Mit einer klauenartigen Handbewegung versank der unförmige Körper wieder in der Tiefe des Stuhles.

»Mir«, flüsterte Lumley eifrig.

Bevor Dr. Kelpie antworten konnte, krachte es von irgendwo unten. Dem alarmierenden Geräusch folgte ein Getrampel auf der Treppe. Lumley sprang auf und sah sich erschrocken um.

»Kinch!«, rief er zitternd, »Kinch ist ins Haus eingebrochen, er ist hinter mir her!«

Dr. Kelpie riss sich zusammen.

»Beruhigen Sie sich«, sagte er beruhigend. »Wir wären wirklich Narren, Lumley, wenn wir die Früchte unserer weitreichenden Entdeckungen nicht zu unserem Vorteil nutzen könnten. Dieser Kinch hat Sie um die halbe Welt verfolgt, nicht wahr?«

»Das hat er!«, keuchte Lumley und wischte sich den Schweiß von der Stirn. Ein Dutzend Mal war er kurz davor, mich zu erwischen, aber noch nie war ich so in der Klemme wie jetzt.«

Lumley warf den gequälten Blick eines Ertrinkenden um sich.

»Haben Sie Mut, mein Freund!«, flehte der Arzt.

»Mut?«, keuchte Lumley. »Wie kann ich Mut haben, wenn Kinch nur wenige Meter von mir entfernt ist? Sie kennen diesen Mann nicht, Doktor Kelpie!«

»Ich will Ihnen sagen, warum Sie dieser Gefahr gelassen entgegensehen können«, fuhr der Arzt mit funkelnden Augen fort. »Obwohl Ihr Feind nur wenige Meter von Ihnen entfernt ist, Lumley, wird er bald ein ganzes Jahrhundert von Ihnen entfernt sein, und Sie werden in Sicherheit sein.«

Der Arzt stand auf und ging zur Tür des Arbeitszimmers. Seine Worte waren voller Überzeugung und die Art, wie er sich bewegte, so selbstsicher, dass Lumley tief beeindruckt war.

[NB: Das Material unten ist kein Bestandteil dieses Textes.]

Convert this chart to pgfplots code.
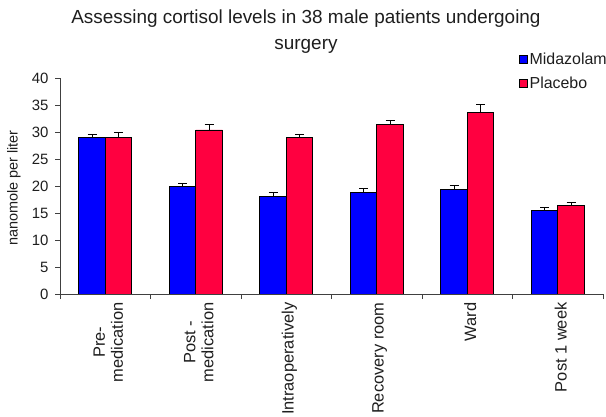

»Sie meinen …«, stotterte Lumley und befeuchtete seine trockenen Lippen mit der Zunge.

»Ich meine, dass die Zeit, die Allmächtige, Sie aus den Klauen Ihres Feindes befreien wird. Wir haben dreißig Minuten. In einem Drittel dieser Zeit, also zehn Minuten, kann ich hundert Jahre komprimieren. Entschuldigen Sie mich einen Augenblick.«

Während Lumley sich auf die Couch fallen ließ, ging der Arzt zur Tür.